Through painting, Facsimile reconsiders the social architectures of eating and asks what forms of community are lost when intimacy becomes formalized through furniture, status, and spatial division.
Inspired by Allama Iqbal’s poems Hamdardi and Jugnu, works frequently narrated and performed within the artist’s childhood home but with Noumans’ father’s voice echoing alongside her grandmother’s, the exhibition considers how allegory is carried through acts of repetition, storytelling, and gathering. The poems speak to knowledge, sacrifice, hope, resilience, and the limits of human perception. Nouman is drawn not toward a nostalgic recovery of the atmosphere they evoke, but toward the changing material and social conditions that once allowed such forms of collective narration and attention to emerge.

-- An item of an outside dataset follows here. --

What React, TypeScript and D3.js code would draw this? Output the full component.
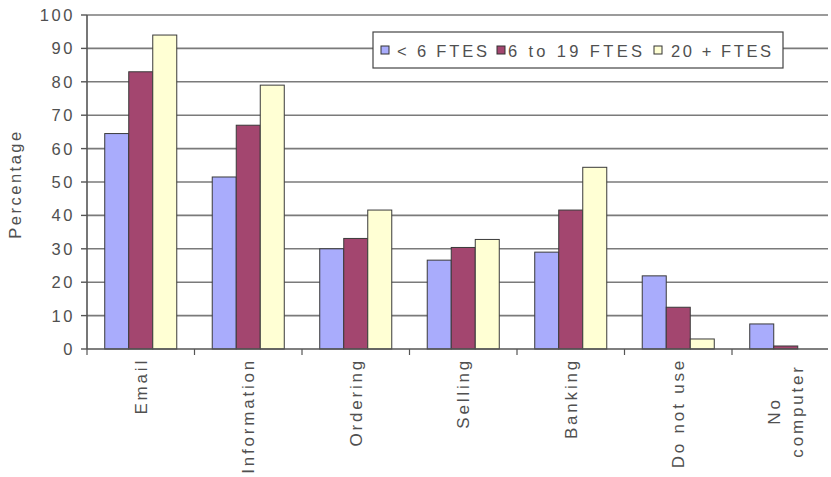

The exhibition also includes a series of fruit paintings depicting species indigenous to specific regions once shaped by colonial occupation, including olive, pomegranate, and sugarcane. These fruits function simultaneously as agricultural forms, cultural memory, and political signifiers, accumulating layered associations around resistance, displacement, labor, and survival. Rather than operating as fixed symbols, they appear as unstable images whose meanings shift across historical and geopolitical contexts.
Living within the gallery space is a tree form derived from a Sycamore Maple, a species commonly found in urban landscapes. Constructed from starched muslin glazed with oil paint, it operates simultaneously as index and imitation. Throughout the exhibition, painting becomes a site where memory, ecology, and representation are translated into facsimiles, surfaces that preserve traces of what can no longer be encountered directly.
Facsimile opens with a celebratory reception with the artist on Thursday, June 18, from 6:00 to 8:00 PM at Palo Gallery, located at 21 East 3rd Street, New York City.